Records with drawing code:

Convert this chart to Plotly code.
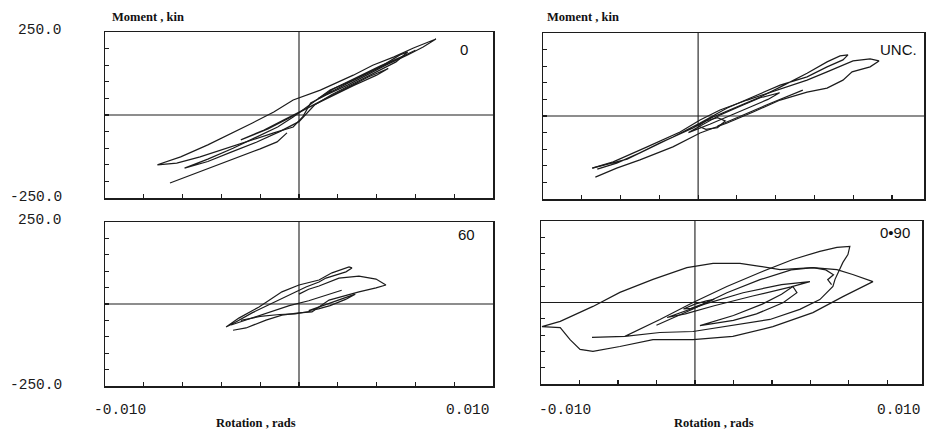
import plotly.graph_objects as go

# ---------------- data (rotation in milli-rad, moment in kin) ----------------
panel_labels = ["0", "UNC.", "60", "0\u202290"]
y_tick_labels = ["250.0", "-250.0"]
x_tick_labels = ["-0.010", "0.010"]
y_title = "Moment , kin"
x_title = "Rotation , rads"

# panel "0" (top left)
tl_a_rot = [-7.3, -6.1, -4.7, -3.4, -2.4, -1.3, -0.3, 1.1, 2.8, 3.8, 4.9, 5.9, 7.06, 6.4, 5.6, 4.5, 3.5, 2.5, 1.4, 0.6, 0.2, -0.3, -1.3, -2.4, -3.7, -5.1, -6.3, -7.3]
tl_a_mom = [-150, -126, -90, -54, -24, 9, 45, 75, 120, 150, 175, 202, 229, 205, 181, 151, 120, 90, 60, 36, -5, -36, -54, -75, -100, -126, -145, -150]
tl_b_rot = [-6.65, -5.1, -3.4, -2.0, -1.13, -0.62]
tl_b_mom = [-205, -171, -133, -102, -81, -54]
tl_c_rot = [-5.9, -4.7, -3.4, -2.2, -1.1, -0.3, 0.7, 1.6, 2.8, 4.2, 5.2, 5.6, 5.0, 4.0, 2.8, 1.7, 0.8, 0.0, -1.0, -2.2, -3.5, -4.7, -5.9]
tl_c_mom = [-160, -133, -100, -66, -36, -6, 36, 75, 105, 145, 181, 190, 160, 130, 96, 62, 30, -20, -50, -82, -112, -140, -160]
tl_d_rot = [-3.0, -1.8, -0.8, 0.2, 1.2, 2.4, 3.6, 4.6, 4.0, 2.8, 1.6, 0.4, -0.6, -1.6, -3.0]
tl_d_mom = [-75, -45, -15, 15, 45, 80, 115, 140, 120, 88, 55, 20, -12, -42, -75]
tl_e_rot = [1.0, 2.5, 4.0, 5.2, 6.0, 5.4, 4.2, 3.0, 1.8, 1.0]
tl_e_mom = [50, 95, 140, 172, 195, 178, 148, 115, 80, 50]

# panel "UNC." (top right)
tr_a_rot = [-7.46, -6.38, -4.63, -2.93, -1.9, -0.87, 0.53, 2.07, 3.62, 4.65, 5.47, 5.99, 6.87, 7.33, 6.87, 6.35, 5.94, 5.47, 4.65, 3.62, 2.23, 0.84, -0.5, -1.9, -3.3, -5.0, -6.2, -7.3]
tr_a_mom = [-157, -138, -93, -48, -12, 18, 48, 78, 108, 133, 154, 166, 172, 166, 148, 139, 133, 108, 84, 72, 48, 12, -21, -51, -93, -132, -157, -184]
tr_b_rot = [-7.46, -5.66, -3.96, -2.26, -1.23, 0.0, 1.2, 2.23, 3.62, 4.65, 5.32, 5.73, 5.47, 4.65, 3.62, 2.23, 0.84, -0.5, -1.9, -3.3, -5.0, -6.2, -7.2]
tr_b_mom = [-157, -130, -81, -36, -3, 27, 57, 87, 129, 163, 181, 184, 169, 148, 118, 93, 57, 24, -21, -63, -111, -142, -160]
tr_c_rot = [-2.5, -1.6, -0.8, 0.2, 1.2, 2.2, 1.6, 0.6, -0.4, -1.4, -2.5]
tr_c_mom = [-50, -20, 5, 30, 55, 70, 50, 25, 0, -25, -50]
tr_d_rot = [-2.0, -1.6, -1.0, -0.6, -1.0, -1.6, -2.0]
tr_d_mom = [-30, -15, -5, -15, -35, -40, -30]
tr_e_rot = [-1.0, 0.3, 1.8, 3.4]
tr_e_mom = [-30, 3, 40, 78]

# panel "60" (bottom left)
bl_a_rot = [-3.76, -3.1, -2.06, -0.88, 0.0, 1.03, 1.7, 2.58, 2.73, 2.42, 1.39, 1.03, 0.36, -0.52, -1.39, -2.42, -3.44, -3.76]
bl_a_mom = [-70, -43, -9, 37, 58, 73, 95, 113, 110, 98, 79, 67, 52, 27, 3, -27, -61, -70]
bl_b_rot = [0.0, 0.5, 1.03, 2.06, 3.09, 3.97, 4.48, 3.97, 3.09, 2.42, 1.55, 1.03, 0.67, 0.0, -0.88, -1.7, -2.73, -3.4]
bl_b_mom = [30, 45, 55, 79, 85, 76, 58, 49, 37, 27, 12, -9, -24, -27, -34, -49, -73, -80]
bl_c_rot = [-3.5, -2.5, -1.5, -0.5, 0.5, 1.5, 2.2]
bl_c_mom = [-64, -45, -25, -5, 10, 28, 42]
bl_d_rot = [0.5, 1.0, 1.6, 2.4, 2.9, 2.4, 1.6, 1.0, 0.5]
bl_d_mom = [-20, -10, 2, 20, 30, 14, -5, -15, -20]
bl_e_rot = [-3.0, -2.0, -1.0, -0.2, 0.6]
bl_e_mom = [-50, -38, -32, -30, -22]

# panel "0.90" (bottom right)
br_a_rot = [-9.95, -9.0, -7.3, -5.9, -4.18, -2.42, -1.06, 0.34, 1.38, 2.42, 4.13, 5.38, 6.2, 7.25, 5.69, 4.13, 2.05, -0.03, -2.1, -4.18, -5.9, -7.3, -7.97, -8.49, -9.0, -9.95]
br_a_mom = [-74, -58, -12, 31, 71, 107, 120, 120, 111, 101, 107, 101, 86, 64, 18, -31, -74, -104, -114, -114, -135, -150, -144, -114, -77, -74]
br_b_rot = [-7.35, -5.64, -3.82, -2.1, -0.34, 1.38, 3.09, 4.49, 5.38, 6.05, 5.95, 5.69, 5.28, 5.17, 4.49, 3.45, 1.9, -0.34, -2.1, -3.82, -5.64]
br_b_mom = [-107, -104, -52, 0, 49, 92, 132, 157, 169, 172, 147, 123, 71, 49, 9, -21, -52, -74, -89, -92, -104]
br_c_rot = [-4.0, -2.1, -0.34, 1.38, 3.0, 4.13, 4.8, 5.2, 4.9, 5.1]
br_c_mom = [-70, -20, 30, 70, 100, 107, 100, 85, 70, 55]
br_d_rot = [-3.45, -1.5, 0.5, 2.5, 3.97, 3.0, 1.0, -1.0, -2.5, -3.45]
br_d_mom = [-46, -5, 30, 55, 64, 48, 20, -10, -35, -46]
br_e_rot = [-1.74, 0.0, 1.5, 2.5, 3.09, 3.3, 2.6, 1.2, 0.0, -1.74]
br_e_mom = [-71, -40, -5, 25, 49, 30, 0, -35, -55, -71]
br_f_rot = [-2.6, -2.0, -1.4, -1.0, -1.6, -2.2, -2.6]
br_f_mom = [-20, -5, 5, 10, -5, -18, -20]

# origin (cross-hair) position of each panel on its rotation axis, milli-rad
origin_rot = [0.0, -2.0, 0.0, -2.0]

# ---------------- figure ----------------
W, H = 930, 430
LINE = "#1c1c1c"

def px(x):
    return x / W

def py(y):
    return 1 - y / H

# panel frames in page-pixel coordinates (left, right, top, bottom)
frames = [(105, 493, 32, 198), (543, 924, 33, 199), (105, 493, 222, 386), (541, 922, 221, 384)]
x_ranges = [[-0.010, 0.010], [-0.010, 0.00965], [-0.010, 0.010], [-0.010, 0.0098]]
# panel label anchor (right edge x, centre y) in page pixels
label_pos = [(470, 49), (919, 50), (477, 234), (912, 232)]

panels = [
    [(tl_a_rot, tl_a_mom), (tl_b_rot, tl_b_mom), (tl_c_rot, tl_c_mom), (tl_d_rot, tl_d_mom), (tl_e_rot, tl_e_mom)],
    [(tr_a_rot, tr_a_mom), (tr_b_rot, tr_b_mom), (tr_c_rot, tr_c_mom), (tr_d_rot, tr_d_mom), (tr_e_rot, tr_e_mom)],
    [(bl_a_rot, bl_a_mom), (bl_b_rot, bl_b_mom), (bl_c_rot, bl_c_mom), (bl_d_rot, bl_d_mom), (bl_e_rot, bl_e_mom)],
    [(br_a_rot, br_a_mom), (br_b_rot, br_b_mom), (br_c_rot, br_c_mom), (br_d_rot, br_d_mom), (br_e_rot, br_e_mom), (br_f_rot, br_f_mom)],
]

fig = go.Figure()
layout = dict(width=W, height=H, margin=dict(l=0, r=0, t=0, b=0),
              paper_bgcolor="white", plot_bgcolor="white", showlegend=False)

shapes = []
annotations = []
for i, (l, r, t, b) in enumerate(frames):
    n = "" if i == 0 else str(i + 1)
    xa, ya = "xaxis" + n, "yaxis" + n
    xr, yr = "x" + n, "y" + n
    layout[xa] = dict(domain=[px(l), px(r)], anchor=yr, range=x_ranges[i],
                      showgrid=False, zeroline=False, showline=True, mirror=True,
                      linecolor=LINE, linewidth=1.5, ticks="inside", ticklen=4,
                      tickwidth=1.2, tickcolor=LINE, tick0=-0.010, dtick=0.002,
                      showticklabels=False, fixedrange=True)
    layout[ya] = dict(domain=[py(b), py(t)], anchor=xr, range=[-250, 250],
                      showgrid=False, zeroline=False, showline=True, mirror=True,
                      linecolor=LINE, linewidth=1.5, ticks="inside", ticklen=4,
                      tickwidth=1.2, tickcolor=LINE, tick0=-250, dtick=50,
                      showticklabels=False, fixedrange=True)
    ox = origin_rot[i] / 1000.0
    shapes.append(dict(type="line", xref=xr, yref=yr, x0=ox, x1=ox, y0=-250, y1=250,
                       line=dict(color=LINE, width=1.1)))
    shapes.append(dict(type="line", xref=xr, yref=yr, x0=x_ranges[i][0], x1=x_ranges[i][1], y0=0, y1=0,
                       line=dict(color=LINE, width=1.1)))
    for rot, mom in panels[i]:
        fig.add_trace(go.Scatter(x=[v / 1000.0 for v in rot], y=mom, mode="lines",
                                 line=dict(color=LINE, width=1.2), xaxis=xr, yaxis=yr,
                                 hoverinfo="skip"))
    lx, ly = label_pos[i]
    annotations.append(dict(text=panel_labels[i], xref="paper", yref="paper",
                            x=px(lx), y=py(ly), xanchor="right", yanchor="middle",
                            showarrow=False,
                            font=dict(family="Liberation Sans Narrow, Liberation Sans", size=15, color="#111")))

mono = dict(family="Liberation Mono, DejaVu Sans Mono", size=14.5, color="#1a1a1a")
serif = dict(family="Liberation Serif, DejaVu Serif", size=12.5, color="#111")

# y-axis end labels (left panels)
for (l, r, t, b) in (frames[0], frames[2]):
    annotations.append(dict(text=y_tick_labels[0], xref="paper", yref="paper", x=px(64), y=py(t - 2),
                            xanchor="right", yanchor="middle", showarrow=False, font=mono))
    annotations.append(dict(text=y_tick_labels[1], xref="paper", yref="paper", x=px(64), y=py(b - 1),
                            xanchor="right", yanchor="middle", showarrow=False, font=mono))

# x-axis end labels (bottom panels)
for cx_left, cx_right in ((120, 468), (565, 899)):
    annotations.append(dict(text=x_tick_labels[0], xref="paper", yref="paper", x=px(cx_left), y=py(410),
                            xanchor="center", yanchor="middle", showarrow=False, font=mono))
    annotations.append(dict(text=x_tick_labels[1], xref="paper", yref="paper", x=px(cx_right), y=py(410),
                            xanchor="center", yanchor="middle", showarrow=False, font=mono))

# axis titles
for xl in (110, 545):
    annotations.append(dict(text="<b>" + y_title + "</b>", xref="paper", yref="paper", x=px(xl), y=py(17),
                            xanchor="left", yanchor="middle", showarrow=False, font=serif))
for xc in (256, 714):
    annotations.append(dict(text="<b>" + x_title + "</b>", xref="paper", yref="paper", x=px(xc), y=py(423),
                            xanchor="center", yanchor="middle", showarrow=False, font=serif))

layout["shapes"] = shapes
layout["annotations"] = annotations
fig.update_layout(**layout)
fig.write_html("out.html", config={"displayModeBar": False, "staticPlot": True},
               post_script="document.body.style.margin='0px';document.body.style.overflow='hidden';")
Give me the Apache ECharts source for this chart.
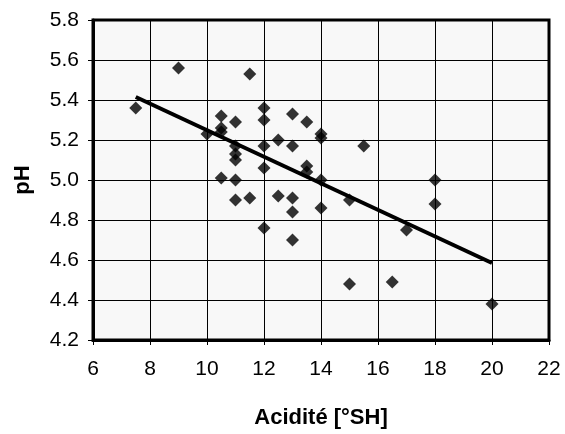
<!DOCTYPE html>
<html>
<head>
<meta charset="utf-8">
<script src="https://cdn.jsdelivr.net/npm/echarts@6/dist/echarts.min.js"></script>
<style>
html,body{margin:0;padding:0;background:#fff;}
#chart{width:565px;height:434px;}
</style>
</head>
<body>
<div id="chart"></div>
<script>
// Acidité [°SH]
var acidity = [7.5, 9, 10, 10.5, 10.5, 10.5, 10.5, 11, 11, 11, 11, 11, 11, 11.5, 11.5,
  12, 12, 12, 12, 12, 12.5, 12.5, 13, 13, 13, 13, 13, 13.5, 13.5, 13.5,
  14, 14, 14, 14, 15, 15, 15.5, 16.5, 17, 18, 18, 20];
// pH
var ph = [5.36, 5.56, 5.23, 5.32, 5.26, 5.24, 5.01, 5.29, 5.17, 5.13, 5.10, 5.00, 4.90, 5.53, 4.91,
  5.36, 5.30, 5.17, 5.06, 4.76, 5.20, 4.92, 5.33, 5.17, 4.91, 4.84, 4.70, 5.29, 5.07, 5.04,
  5.23, 5.21, 5.00, 4.86, 4.90, 4.48, 5.17, 4.49, 4.75, 5.00, 4.88, 4.38];
// trend line end points
var trendX = [7.5, 20];
var trendY = [5.415, 4.585];
var xTicks = [6, 8, 10, 12, 14, 16, 18, 20, 22];
var yTicks = [4.2, 4.4, 4.6, 4.8, 5.0, 5.2, 5.4, 5.6, 5.8];

var points = acidity.map(function (a, i) { return [a, ph[i]]; });
var trend = trendX.map(function (a, i) { return [a, trendY[i]]; });
var font = '"Liberation Sans", Arial, sans-serif';

var chart = echarts.init(document.getElementById('chart'), null, {renderer: 'canvas'});
chart.setOption({
  animation: false,
  backgroundColor: '#ffffff',
  grid: {
    left: 93, right: 16, top: 20, bottom: 93,
    show: true, backgroundColor: '#f8f8f8', borderColor: '#000', borderWidth: 3
  },
  xAxis: {
    type: 'value', min: xTicks[0], max: xTicks[xTicks.length - 1], interval: 2,
    name: 'Acidité [°SH]', nameLocation: 'middle', nameGap: 67,
    nameTextStyle: {fontFamily: font, fontSize: 22, fontWeight: 'bold', color: '#000'},
    axisLine: {show: true, onZero: false, lineStyle: {color: '#000', width: 3}},
    axisTick: {show: true, length: 5, lineStyle: {color: '#000', width: 1}},
    axisLabel: {fontFamily: font, fontSize: 21, color: '#000', margin: 19},
    splitLine: {show: true, lineStyle: {color: '#000', width: 1}}
  },
  yAxis: {
    type: 'value', min: yTicks[0], max: yTicks[yTicks.length - 1], interval: 0.2,
    name: 'pH', nameLocation: 'middle', nameGap: 59,
    nameTextStyle: {fontFamily: font, fontSize: 22, fontWeight: 'bold', color: '#000'},
    axisLine: {show: true, onZero: false, lineStyle: {color: '#000', width: 3}},
    axisTick: {show: true, length: 5, lineStyle: {color: '#000', width: 1}},
    axisLabel: {fontFamily: font, fontSize: 21, color: '#000', margin: 14,
      formatter: function (v) { return v.toFixed(1); }},
    splitLine: {show: true, lineStyle: {color: '#000', width: 1}}
  },
  series: [
    {
      type: 'scatter', data: points, symbol: 'diamond', symbolSize: 13,
      itemStyle: {color: '#000'}, z: 2
    },
    {
      type: 'line', data: trend, symbol: 'none',
      lineStyle: {color: '#000', width: 4}, z: 3
    }
  ]
});
</script>
</body>
</html>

• [Problem requirements]: Give again, word for word, every line from the top of the data above to the line holding "import plotly.graph_objects as go", inclusive, with the pictures left out.

• [Result of this exercise]:
Convert this chart to Plotly code.
import plotly.graph_objects as go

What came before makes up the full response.